Tim O'Brien: 'Trust the Story'
SDHC looks at the career of Tim O'Brien – and his writing process - prior to his appearance at the 2017 South Dakota Festival of Books in Sturgis and Deadwood, S.D. Sept. 21-24, 2017.
Award-Winning Vietnam Author Delves Into Writing Process
By Ryan Woodard
In August of 1969, a year after leaving his home in Worthington, Minn. for basic training and life-threatening duty in war-torn Vietnam, Tim O'Brien was finally sent to the rear.
A foot soldier turned typist, he reveled in his new duties at battalion headquarters. Who wouldn't prefer processing mail to struggling through rice paddies and dodging rifle fire?
Now, nearly 50 years later, O'Brien is still fielding large quantities of mail. But rather than processing casualty reports and R&R requests, he's sifting through stacks of letters addressed to him.
Widely considered to be the foremost author of the Vietnam generation, the National Book Award winner and Pulitzer nominee receives correspondence from people touched by his masterfully accurate characterizations of the Vietnam War.
He welcomed his desk duties in 1969. He was out of the line of fire, finally. O'Brien welcomes the mail he fields these days, too, if for entirely different reasons.
Who Writes to Tim O'Brien?
It's the 50-year old man who wakes up at 5 a.m. thinking about his father, a Vietnam War soldier who was killed in action before he could return home to meet his newborn. Or the widow who's been alone for half a century – ever since the day two men in dress blues pulled up to her house to deliver the nightmarish news she had prayed and hoped against since he left.
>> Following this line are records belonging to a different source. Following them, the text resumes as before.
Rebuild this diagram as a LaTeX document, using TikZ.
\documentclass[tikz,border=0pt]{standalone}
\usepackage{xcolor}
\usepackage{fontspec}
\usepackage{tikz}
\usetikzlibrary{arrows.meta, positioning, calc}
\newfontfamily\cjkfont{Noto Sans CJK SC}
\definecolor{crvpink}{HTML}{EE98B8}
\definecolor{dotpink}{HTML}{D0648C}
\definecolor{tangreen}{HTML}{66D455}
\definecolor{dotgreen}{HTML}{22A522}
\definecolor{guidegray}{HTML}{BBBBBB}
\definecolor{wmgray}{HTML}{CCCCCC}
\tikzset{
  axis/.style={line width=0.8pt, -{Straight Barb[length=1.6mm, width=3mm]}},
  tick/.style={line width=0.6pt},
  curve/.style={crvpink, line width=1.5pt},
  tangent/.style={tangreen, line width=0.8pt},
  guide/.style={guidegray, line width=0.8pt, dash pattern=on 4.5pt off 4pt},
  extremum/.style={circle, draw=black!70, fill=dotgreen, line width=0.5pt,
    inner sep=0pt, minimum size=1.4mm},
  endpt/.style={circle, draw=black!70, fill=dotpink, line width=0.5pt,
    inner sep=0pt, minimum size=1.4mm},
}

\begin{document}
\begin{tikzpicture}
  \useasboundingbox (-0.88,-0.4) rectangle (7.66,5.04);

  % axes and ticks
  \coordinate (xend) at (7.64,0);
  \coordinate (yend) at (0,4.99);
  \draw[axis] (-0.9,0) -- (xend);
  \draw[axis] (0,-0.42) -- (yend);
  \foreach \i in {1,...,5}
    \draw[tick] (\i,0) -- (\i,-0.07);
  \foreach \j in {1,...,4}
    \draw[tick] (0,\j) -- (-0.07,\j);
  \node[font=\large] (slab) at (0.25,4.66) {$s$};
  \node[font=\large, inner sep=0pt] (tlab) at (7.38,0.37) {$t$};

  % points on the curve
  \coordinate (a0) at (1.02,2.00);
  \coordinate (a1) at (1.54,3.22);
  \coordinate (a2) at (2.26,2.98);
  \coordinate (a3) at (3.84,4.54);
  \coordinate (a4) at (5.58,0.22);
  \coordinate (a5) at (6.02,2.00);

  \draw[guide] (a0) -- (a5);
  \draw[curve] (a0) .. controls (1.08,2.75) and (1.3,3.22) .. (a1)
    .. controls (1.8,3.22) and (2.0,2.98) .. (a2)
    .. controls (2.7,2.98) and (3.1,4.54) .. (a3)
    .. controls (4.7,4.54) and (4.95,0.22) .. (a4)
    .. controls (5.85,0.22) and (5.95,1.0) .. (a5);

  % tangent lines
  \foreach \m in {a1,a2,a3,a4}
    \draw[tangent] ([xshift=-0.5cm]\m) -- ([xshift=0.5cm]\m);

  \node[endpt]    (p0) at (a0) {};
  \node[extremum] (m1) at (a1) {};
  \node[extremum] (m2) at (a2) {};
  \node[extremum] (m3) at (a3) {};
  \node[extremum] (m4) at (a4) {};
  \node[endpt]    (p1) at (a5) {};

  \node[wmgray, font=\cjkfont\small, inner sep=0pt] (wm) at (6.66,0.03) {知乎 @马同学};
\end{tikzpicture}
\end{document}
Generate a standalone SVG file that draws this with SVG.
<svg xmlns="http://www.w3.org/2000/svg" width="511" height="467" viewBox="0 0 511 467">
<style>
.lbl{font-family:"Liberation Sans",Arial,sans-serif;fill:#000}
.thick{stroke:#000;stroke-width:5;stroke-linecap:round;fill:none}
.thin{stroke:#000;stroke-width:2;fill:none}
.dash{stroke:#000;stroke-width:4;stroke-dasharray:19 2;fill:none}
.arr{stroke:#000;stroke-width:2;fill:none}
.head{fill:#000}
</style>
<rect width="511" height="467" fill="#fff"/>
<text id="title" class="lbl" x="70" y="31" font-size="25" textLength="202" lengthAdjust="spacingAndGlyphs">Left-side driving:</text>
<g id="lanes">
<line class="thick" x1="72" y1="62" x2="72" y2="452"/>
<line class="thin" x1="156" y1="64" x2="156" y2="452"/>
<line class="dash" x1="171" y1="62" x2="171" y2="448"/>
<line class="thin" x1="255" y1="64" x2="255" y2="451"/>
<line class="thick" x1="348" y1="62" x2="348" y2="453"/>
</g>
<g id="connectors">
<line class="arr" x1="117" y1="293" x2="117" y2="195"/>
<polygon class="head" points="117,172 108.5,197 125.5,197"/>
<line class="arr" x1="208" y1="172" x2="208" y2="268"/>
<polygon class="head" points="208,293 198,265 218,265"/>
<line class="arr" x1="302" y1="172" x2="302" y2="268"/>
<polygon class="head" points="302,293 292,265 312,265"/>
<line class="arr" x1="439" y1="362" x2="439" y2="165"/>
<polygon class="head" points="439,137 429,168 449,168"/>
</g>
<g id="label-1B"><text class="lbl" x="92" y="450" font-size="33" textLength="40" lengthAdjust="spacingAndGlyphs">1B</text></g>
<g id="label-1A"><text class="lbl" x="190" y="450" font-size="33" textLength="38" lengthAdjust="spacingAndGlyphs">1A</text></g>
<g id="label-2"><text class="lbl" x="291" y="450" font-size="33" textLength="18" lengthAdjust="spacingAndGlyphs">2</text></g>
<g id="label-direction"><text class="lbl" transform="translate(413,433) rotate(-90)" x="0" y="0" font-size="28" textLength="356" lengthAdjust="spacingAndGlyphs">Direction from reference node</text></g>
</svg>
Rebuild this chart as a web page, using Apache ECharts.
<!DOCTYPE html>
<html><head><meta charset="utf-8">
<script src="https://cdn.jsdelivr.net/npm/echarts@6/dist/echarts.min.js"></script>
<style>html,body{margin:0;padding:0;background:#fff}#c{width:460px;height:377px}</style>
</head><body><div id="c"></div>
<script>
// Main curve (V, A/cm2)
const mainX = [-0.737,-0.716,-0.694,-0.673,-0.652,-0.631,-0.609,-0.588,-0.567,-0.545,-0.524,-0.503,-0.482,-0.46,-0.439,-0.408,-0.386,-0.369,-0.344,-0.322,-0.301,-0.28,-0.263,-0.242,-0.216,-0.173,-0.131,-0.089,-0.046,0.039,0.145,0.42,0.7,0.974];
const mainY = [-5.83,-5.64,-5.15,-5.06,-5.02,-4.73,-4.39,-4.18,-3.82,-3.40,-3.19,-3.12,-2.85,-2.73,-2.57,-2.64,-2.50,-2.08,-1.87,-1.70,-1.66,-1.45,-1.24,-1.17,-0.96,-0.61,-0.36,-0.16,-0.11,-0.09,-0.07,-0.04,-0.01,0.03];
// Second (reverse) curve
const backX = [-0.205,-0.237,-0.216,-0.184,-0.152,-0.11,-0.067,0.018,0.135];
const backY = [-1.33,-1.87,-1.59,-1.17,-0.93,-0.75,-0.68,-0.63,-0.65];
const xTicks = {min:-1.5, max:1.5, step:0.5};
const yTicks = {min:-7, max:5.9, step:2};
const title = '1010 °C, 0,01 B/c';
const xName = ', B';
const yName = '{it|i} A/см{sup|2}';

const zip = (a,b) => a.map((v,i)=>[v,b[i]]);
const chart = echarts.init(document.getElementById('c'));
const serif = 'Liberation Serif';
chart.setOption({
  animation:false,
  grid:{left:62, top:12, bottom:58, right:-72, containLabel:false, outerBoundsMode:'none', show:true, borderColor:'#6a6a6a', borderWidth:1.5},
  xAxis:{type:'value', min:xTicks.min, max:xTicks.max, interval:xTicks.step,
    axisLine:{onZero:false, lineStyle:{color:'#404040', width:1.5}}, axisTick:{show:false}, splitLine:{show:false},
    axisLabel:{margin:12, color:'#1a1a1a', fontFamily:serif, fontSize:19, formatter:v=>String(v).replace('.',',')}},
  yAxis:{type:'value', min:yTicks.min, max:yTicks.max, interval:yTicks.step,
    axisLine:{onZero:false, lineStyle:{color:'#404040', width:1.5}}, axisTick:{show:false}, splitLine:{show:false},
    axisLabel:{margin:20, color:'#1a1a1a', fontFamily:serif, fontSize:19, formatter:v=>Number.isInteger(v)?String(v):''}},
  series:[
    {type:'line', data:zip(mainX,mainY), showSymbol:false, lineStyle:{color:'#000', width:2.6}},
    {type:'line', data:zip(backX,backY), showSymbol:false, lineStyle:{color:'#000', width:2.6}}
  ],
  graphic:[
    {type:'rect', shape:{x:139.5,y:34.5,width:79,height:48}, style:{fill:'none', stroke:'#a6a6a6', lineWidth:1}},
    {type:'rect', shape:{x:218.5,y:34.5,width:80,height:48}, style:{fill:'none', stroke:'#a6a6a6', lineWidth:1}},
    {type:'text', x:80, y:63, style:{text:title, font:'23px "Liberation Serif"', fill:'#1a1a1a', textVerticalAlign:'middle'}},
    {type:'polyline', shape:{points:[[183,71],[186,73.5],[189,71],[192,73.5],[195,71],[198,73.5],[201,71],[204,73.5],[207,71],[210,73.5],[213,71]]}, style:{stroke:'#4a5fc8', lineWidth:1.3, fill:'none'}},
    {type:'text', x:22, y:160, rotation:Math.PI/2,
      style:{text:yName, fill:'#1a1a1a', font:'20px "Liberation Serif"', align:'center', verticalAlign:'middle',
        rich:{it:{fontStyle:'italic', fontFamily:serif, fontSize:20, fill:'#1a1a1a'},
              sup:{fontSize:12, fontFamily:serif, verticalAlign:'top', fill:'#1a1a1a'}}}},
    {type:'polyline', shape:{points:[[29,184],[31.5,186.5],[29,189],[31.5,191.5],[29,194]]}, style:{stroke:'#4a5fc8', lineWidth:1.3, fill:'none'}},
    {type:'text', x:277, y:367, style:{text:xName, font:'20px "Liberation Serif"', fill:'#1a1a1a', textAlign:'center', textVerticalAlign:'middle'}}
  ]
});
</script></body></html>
"That's the kind of casualty we're talking about that war has always caused," O'Brien explained during a phone interview from his home in Austin, TX.
Family members thank O'Brien for telling a story they hadn't heard. Either because their father, husband, nephew hadn't made it home, or because he had and at times wished he hadn't and couldn't bring himself to discuss it.
The 2017 South Dakota Festival of Books author said some of his most touching letters are from these families. While reluctant to discuss his legacy or impact on readers, O'Brien did admit that the heartfelt letters give him a sense of accomplishment.
"By and large it seems like (my writings have) helped people," he said. "Especially the children of veterans whose fathers don't talk about it much."
Meanwhile, those fathers are grateful that someone is telling their story. Many Vietnam veterans have told O'Brien he "got it right" with his novels based on his 1969-70 tour of duty with Alpha Company, the Fifth Battalion of the 46th Infantry, 198th Infantry Brigade, around Firebase LZ Gator, south of Chu Lai.
Validating Vietnam Veterans
"I think what my books do for a lot of vets is validate their experience," O'Brien said. "They think, 'God I've forgotten so much. It was such a long, long, long time ago. It was almost fifty years since I was there - that's a long time.' Much is forgotten."
O'Brien's books have sold more than 3 million copies since his 1973 debut work, the autobiographical "If I Die in a Combat Zone." That was followed in 1978 by the National Book Award-winning novel "Going After Cacciato," the story of a young man who walked away from the war.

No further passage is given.